● **MATERIAL FOR THE TASK**:
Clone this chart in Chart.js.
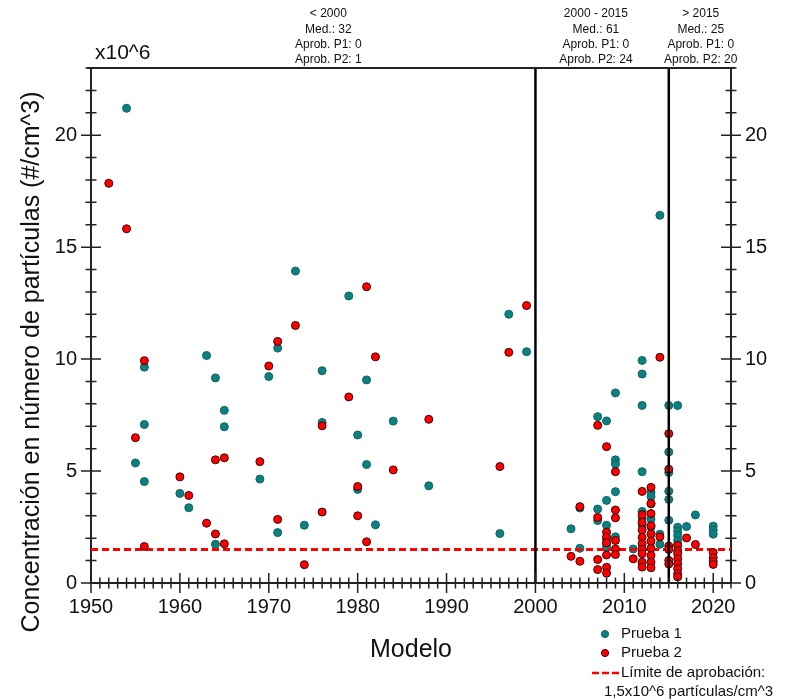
<!DOCTYPE html>
<html lang="es">
  <head>
    <meta charset="UTF-8" />
    <title>Concentración en número de partículas por modelo</title>
    <script src="https://cdn.jsdelivr.net/npm/chart.js"></script>
    <style>
      body { margin: 0; background: #ffffff; }
      #contenedor { width: 795px; height: 700px; }
    </style>
  </head>
  <body>
    <div id="contenedor"><canvas id="grafico"></canvas></div>

    <script>
      // Prueba 1: año del modelo y concentración (x10^6 #/cm^3)
      const modelosP1 = [
        1954, 1955, 1956, 1956, 1956, 1960, 1961, 1963, 1964, 1964, 1965, 1965,
        1969, 1970, 1971, 1971, 1973, 1974, 1976, 1976, 1979, 1980, 1980, 1981,
        1981, 1982, 1984, 1988, 1996, 1997, 1999,
        2004, 2005, 2005, 2007, 2007, 2007, 2008, 2008, 2008, 2008, 2008, 2008,
        2009, 2009, 2009, 2009, 2009, 2011, 2012, 2012, 2012, 2012, 2012, 2012,
        2012, 2013, 2013, 2013, 2013, 2013, 2014, 2014, 2014, 2015, 2015, 2015,
        2015, 2015, 2015, 2016, 2016, 2016, 2016, 2016, 2016, 2017, 2018, 2020,
        2020, 2020,
      ];
      const valoresP1 = [
        21.2, 5.36, 9.64, 7.08, 4.53, 4.0, 3.36, 10.16, 9.16, 1.73, 7.71, 6.98,
        4.64, 9.22, 10.49, 2.25, 13.93, 2.58, 9.48, 7.17, 12.82, 6.61, 4.18, 9.07,
        5.29, 2.6, 7.23, 4.34, 2.21, 12.0, 10.33,
        2.42, 3.35, 1.55, 7.43, 3.3, 2.79, 7.24, 3.69, 2.58, 1.95, 1.75, 1.6,
        8.49, 5.5, 5.31, 4.08, 2.06, 1.52, 9.94, 9.33, 7.93, 4.97, 3.19, 2.9,
        2.6, 4.05, 3.86, 3.53, 2.86, 2.5, 16.42, 2.18, 1.73, 7.93, 5.85, 4.93,
        4.1, 3.73, 2.8, 7.93, 2.49, 2.31, 2.12, 1.9, 1.7, 2.52, 3.04, 2.54,
        2.36, 2.18,
      ];

      // Prueba 2
      const modelosP2 = [
        1952, 1954, 1955, 1956, 1956, 1960, 1961, 1963, 1964, 1964, 1965, 1965,
        1969, 1970, 1971, 1971, 1973, 1974, 1976, 1976, 1979, 1980, 1980, 1981,
        1981, 1982, 1984, 1988, 1996, 1997, 1999,
        2004, 2005, 2005, 2007, 2007, 2007, 2007, 2008, 2008, 2008, 2008, 2008,
        2008, 2008, 2009, 2009, 2009, 2009, 2009, 2009, 2011, 2012, 2012, 2012,
        2012, 2012, 2012, 2012, 2012, 2012, 2012, 2013, 2013, 2013, 2013, 2013,
        2013, 2013, 2013, 2013, 2013, 2014, 2014, 2015, 2015, 2015, 2015, 2015,
        2015, 2016, 2016, 2016, 2016, 2016, 2016, 2016, 2016, 2017, 2018, 2020,
        2020, 2020, 2020,
      ];
      const valoresP2 = [
        17.85, 15.82, 6.49, 9.93, 1.63, 4.74, 3.91, 2.67, 5.5, 2.19, 5.59, 1.75,
        5.42, 9.69, 10.79, 2.84, 11.5, 0.82, 7.02, 3.17, 8.31, 4.31, 3.0, 13.23,
        1.84, 10.1, 5.05, 7.31, 5.2, 10.3, 12.39,
        1.19, 3.41, 0.97, 7.04, 2.93, 1.05, 0.6, 6.09, 2.27, 2.05, 1.8, 1.25,
        0.7, 0.44, 4.97, 3.26, 2.91, 1.9, 1.52, 1.27, 1.08, 4.09, 3.05, 2.71,
        2.37, 2.04, 1.75, 1.5, 1.31, 0.93, 0.71, 4.27, 3.56, 3.1, 2.56, 2.19,
        1.87, 1.55, 1.23, 0.93, 0.68, 10.08, 2.06, 6.67, 5.08, 1.65, 1.5, 1.01,
        0.85, 1.68, 1.45, 1.31, 1.08, 0.86, 0.64, 0.41, 0.27, 2.01, 1.72, 1.36,
        1.13, 0.96, 0.83,
      ];

      // límite de aprobación y cortes entre periodos
      const limiteAprobacion = 1.5;
      const cortesPeriodo = [2000, 2015];

      // resumen por periodo
      const periodos = ["< 2000", "2000 - 2015", "> 2015"];
      const mediciones = [32, 61, 25];
      const aprobadosP1 = [0, 0, 0];
      const aprobadosP2 = [1, 24, 20];

      const anioMin = 1950;
      const anioMax = 2022;
      const yMax = 23;

      Chart.defaults.font.family = "'Liberation Sans', Arial, sans-serif";
      Chart.defaults.color = "#111";

      function puntos(modelos, valores) {
        return modelos.map((m, i) => ({ x: m, y: valores[i] }));
      }

      // marcas de los ejes que cruzan la línea, marco superior y textos
      const marcasEjes = {
        id: "marcasEjes",
        afterDraw(chart) {
          const ctx = chart.ctx;
          const area = chart.chartArea;
          const { x, y, y2 } = chart.scales;

          ctx.save();
          ctx.strokeStyle = "#222";
          ctx.lineWidth = 1.5;
          ctx.beginPath();
          x.ticks.forEach((t) => {
            const px = x.getPixelForValue(t.value);
            const l = t.value % 10 === 0 ? 10 : 5.5;
            ctx.moveTo(px, area.bottom - l);
            ctx.lineTo(px, area.bottom + l);
          });
          [y, y2].forEach((eje) => {
            const bx = eje === y ? area.left : area.right;
            eje.ticks.forEach((t) => {
              const py = eje.getPixelForValue(t.value);
              const l = t.value % 5 === 0 ? 10 : 5.5;
              ctx.moveTo(bx - l, py);
              ctx.lineTo(bx + l, py);
            });
          });
          ctx.stroke();

          ctx.lineWidth = 2;
          ctx.beginPath();
          ctx.moveTo(area.left - 4, area.top);
          ctx.lineTo(area.right + 4, area.top);
          ctx.stroke();

          // factor de escala del eje
          ctx.fillStyle = "#111";
          ctx.font = "21px 'Liberation Sans', Arial";
          ctx.textAlign = "left";
          ctx.textBaseline = "alphabetic";
          ctx.fillText("x10^6", area.left + 4, area.top - 9);

          // título del eje y
          ctx.save();
          ctx.translate(32, 362);
          ctx.rotate(-Math.PI / 2);
          ctx.font = "25px 'Liberation Sans', Arial";
          ctx.textAlign = "center";
          ctx.textBaseline = "middle";
          ctx.fillText("Concentración en número de partículas (#/cm^3)", 0, 0);
          ctx.restore();

          // resumen de cada periodo encima del gráfico
          const centros = [1976.7, 2006.8, 2018.6];
          ctx.font = "12px 'Liberation Sans', Arial";
          ctx.textAlign = "center";
          ctx.textBaseline = "middle";
          periodos.forEach((p, i) => {
            const cx = x.getPixelForValue(centros[i]);
            const lineas = [
              p,
              "Med.: " + mediciones[i],
              "Aprob. P1: " + aprobadosP1[i],
              "Aprob. P2: " + aprobadosP2[i],
            ];
            lineas.forEach((txt, j) => ctx.fillText(txt, cx, 14 + j * 15.3));
          });

          // leyenda
          const ds = chart.data.datasets;
          ctx.font = "15px 'Liberation Sans', Arial";
          ctx.textAlign = "left";
          [ds[0], ds[1]].forEach((d, i) => {
            const ly = 634 + i * 19;
            ctx.beginPath();
            ctx.arc(605, ly, 3.6, 0, Math.PI * 2);
            ctx.fillStyle = d.backgroundColor;
            ctx.fill();
            ctx.lineWidth = 1;
            ctx.strokeStyle = d.borderColor;
            ctx.stroke();
            ctx.fillStyle = "#111";
            ctx.fillText(d.label, 621, ly);
          });
          ctx.strokeStyle = "#ff0000";
          ctx.lineWidth = 2.5;
          ctx.setLineDash([7, 3]);
          ctx.beginPath();
          ctx.moveTo(592, 673);
          ctx.lineTo(622, 673);
          ctx.stroke();
          ctx.setLineDash([]);
          ctx.fillStyle = "#111";
          ctx.fillText("Límite de aprobación:", 621, 673);
          ctx.fillText("1,5x10^6 partículas/cm^3", 604, 692);
          ctx.restore();
        },
      };

      function lineaVertical(anio) {
        return {
          label: "corte " + anio,
          data: [
            { x: anio, y: 0 },
            { x: anio, y: yMax },
          ],
          showLine: true,
          borderColor: "#000",
          borderWidth: 2.5,
          pointRadius: 0,
          order: 0,
        };
      }

      function etiquetaCada(paso) {
        return (v) => (v % paso === 0 ? v : "");
      }

      const ctx = document.getElementById("grafico").getContext("2d");
      new Chart(ctx, {
        type: "scatter",
        data: {
          datasets: [
            {
              label: "Prueba 1",
              data: puntos(modelosP1, valoresP1),
              backgroundColor: "#0e8080",
              borderColor: "#0a6464",
              borderWidth: 1,
              pointRadius: 4,
              order: 3,
            },
            {
              label: "Prueba 2",
              data: puntos(modelosP2, valoresP2),
              backgroundColor: "#ff0000",
              borderColor: "#400000",
              borderWidth: 1,
              pointRadius: 4,
              order: 1,
            },
            {
              label: "Límite de aprobación",
              data: [
                { x: anioMin, y: limiteAprobacion },
                { x: anioMax, y: limiteAprobacion },
              ],
              showLine: true,
              borderColor: "#ff0000",
              borderWidth: 3,
              borderDash: [7, 4],
              pointRadius: 0,
              order: 2,
            },
            ...cortesPeriodo.map(lineaVertical),
          ],
        },
        options: {
          responsive: true,
          maintainAspectRatio: false,
          animation: false,
          layout: { padding: { top: 68 } },
          plugins: {
            legend: { display: false },
            tooltip: { enabled: false },
          },
          scales: {
            x: {
              type: "linear",
              min: anioMin,
              max: anioMax,
              grid: { display: false, drawTicks: false },
              border: { display: true, color: "#222", width: 2 },
              ticks: {
                stepSize: 1,
                autoSkip: false,
                maxRotation: 0,
                padding: 12,
                font: { size: 20 },
                callback: etiquetaCada(10),
              },
              title: {
                display: true,
                text: "Modelo",
                font: { size: 25 },
                padding: { bottom: 35 },
              },
              afterFit: (s) => { s.height = 117; },
            },
            y: {
              position: "left",
              min: 0,
              max: yMax,
              grid: { display: false, drawTicks: false },
              border: { display: true, color: "#222", width: 2 },
              ticks: {
                stepSize: 1,
                autoSkip: false,
                padding: 14,
                font: { size: 20 },
                callback: etiquetaCada(5),
              },
              afterFit: (s) => { s.width = 91; },
            },
            y2: {
              position: "right",
              min: 0,
              max: yMax,
              grid: { display: false, drawTicks: false },
              border: { display: true, color: "#222", width: 2 },
              ticks: {
                stepSize: 1,
                autoSkip: false,
                padding: 14,
                font: { size: 20 },
                callback: etiquetaCada(5),
              },
              afterFit: (s) => { s.width = 64; },
            },
          },
        },
        plugins: [marcasEjes],
      });
    </script>
  </body>
</html>
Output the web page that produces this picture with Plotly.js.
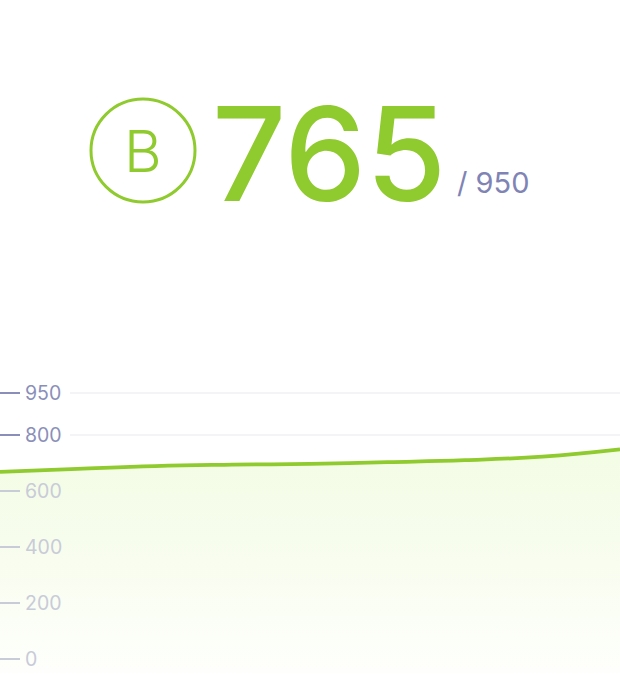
<!DOCTYPE html>
<html>
<head>
<meta charset="utf-8">
<script src="https://cdn.plot.ly/plotly-3.0.1.min.js"></script>
<style>html,body{margin:0;padding:0;background:#fff;}#chart{width:620px;height:690px;}</style>
</head>
<body>
<div id="chart"></div>
<script>
// ---- data ----
const periods = ['P1','P2','P3','P4','P5','P6','P7','P8','P9'];
const scores = [668, 679, 689, 694, 697, 703, 710, 723, 749];
const floorValue = -50;
const floorLine = periods.map(() => floorValue);
const tickValues = [0, 200, 400, 600, 800, 950];
const tickLabels = ['0', '200', '400', '600', '800', '950'];
const highlightTicks = [800, 950];
const currentScore = '765';
const maxScore = '/ 950';
const grade = 'B';

// ---- style ----
const GREEN = '#8fca2e';
const PURPLE = '#8a8fb9';
const LIGHT = '#c8cbd8';
const GRID = '#f0f0f5';
const FONT = 'Inter, "Open Sans", sans-serif';

const H = 690, T = 379, B = 17, PH = H - T - B;
const py = p => (H - B - p) / PH; // pixel y -> paper y

const traces = [
  {x: periods, y: floorLine, mode: 'lines', line: {width: 0, color: 'rgba(0,0,0,0)'},
   hoverinfo: 'skip', showlegend: false},
  {x: periods, y: scores, mode: 'lines', fill: 'tonexty',
   line: {color: GREEN, width: 3.8, shape: 'spline', smoothing: 1.3},
   fillcolor: '#f5fde9',
   fillgradient: {type: 'vertical', start: floorValue, stop: scores[scores.length-1],
     colorscale: [[0, '#fefffc'], [0.5, '#f8fdef'], [1, '#f3fce5']]},
   hoverinfo: 'skip', showlegend: false}
];

const shapes = [];
const annotations = [];
tickValues.forEach((v, i) => {
  const hl = highlightTicks.includes(v);
  const c = hl ? PURPLE : LIGHT;
  shapes.push({type: 'line', xref: 'paper', yref: 'y', x0: 70/620, x1: 1, y0: v, y1: v,
    line: {color: GRID, width: 1.5}, layer: 'below'});
  shapes.push({type: 'line', xref: 'paper', yref: 'y', x0: 0, x1: 20/620, y0: v, y1: v,
    line: {color: c, width: 2}, layer: 'above'});
  annotations.push({xref: 'paper', yref: 'y', x: 23/620, y: v, xanchor: 'left', yanchor: 'middle',
    text: tickLabels[i], showarrow: false, font: {family: FONT, size: 19.5, color: c}});
});

// header
shapes.push({type: 'circle', xref: 'paper', yref: 'paper',
  x0: 91/620, x1: 195/620, y0: py(202), y1: py(99), line: {color: GREEN, width: 3}});
annotations.push({xref: 'paper', yref: 'paper', x: 143/620, y: py(151), xanchor: 'center', yanchor: 'middle',
  text: grade, showarrow: false, font: {family: FONT, size: 58, color: GREEN, weight: 300}});
annotations.push({xref: 'paper', yref: 'paper', x: 210/620, y: py(153), xanchor: 'left', yanchor: 'middle',
  text: currentScore, showarrow: false, font: {family: FONT, size: 130, color: GREEN, weight: 500}});
annotations.push({xref: 'paper', yref: 'paper', x: 455/620, y: py(183), xanchor: 'left', yanchor: 'middle',
  text: maxScore, showarrow: false, font: {family: FONT, size: 29, color: '#7f84b5'}});

const layout = {
  width: 620, height: 690,
  margin: {l: 0, r: 0, t: T, b: B, pad: 0},
  paper_bgcolor: '#fff', plot_bgcolor: 'rgba(0,0,0,0)',
  xaxis: {visible: false, range: [0, periods.length - 1], fixedrange: true},
  yaxis: {visible: false, range: [floorValue, 1000], fixedrange: true, showgrid: false, zeroline: false},
  shapes: shapes, annotations: annotations, showlegend: false
};

Plotly.newPlot('chart', traces, layout, {displayModeBar: false, staticPlot: true});
</script>
</body>
</html>
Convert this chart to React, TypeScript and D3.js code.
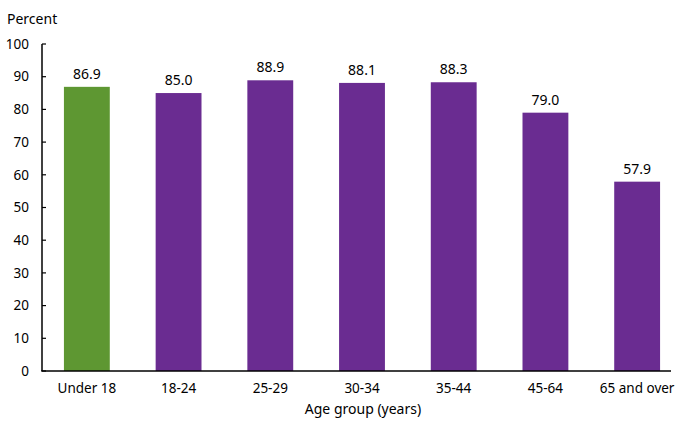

● **REQUEST**:
Output nothing except the lines from the one containing "Output the web" through the one containing "const grade = 'B';", both kept, with the pictures removed.

● **ANSWER BELOW**:
Output the web page that produces this picture with Plotly.js.
<!DOCTYPE html>
<html>
<head>
<meta charset="utf-8">
<script src="https://cdn.plot.ly/plotly-3.0.1.min.js"></script>
<style>html,body{margin:0;padding:0;background:#fff;}#chart{width:620px;height:690px;}</style>
</head>
<body>
<div id="chart"></div>
<script>
// ---- data ----
const periods = ['P1','P2','P3','P4','P5','P6','P7','P8','P9'];
const scores = [668, 679, 689, 694, 697, 703, 710, 723, 749];
const floorValue = -50;
const floorLine = periods.map(() => floorValue);
const tickValues = [0, 200, 400, 600, 800, 950];
const tickLabels = ['0', '200', '400', '600', '800', '950'];
const highlightTicks = [800, 950];
const currentScore = '765';
const maxScore = '/ 950';
const grade = 'B';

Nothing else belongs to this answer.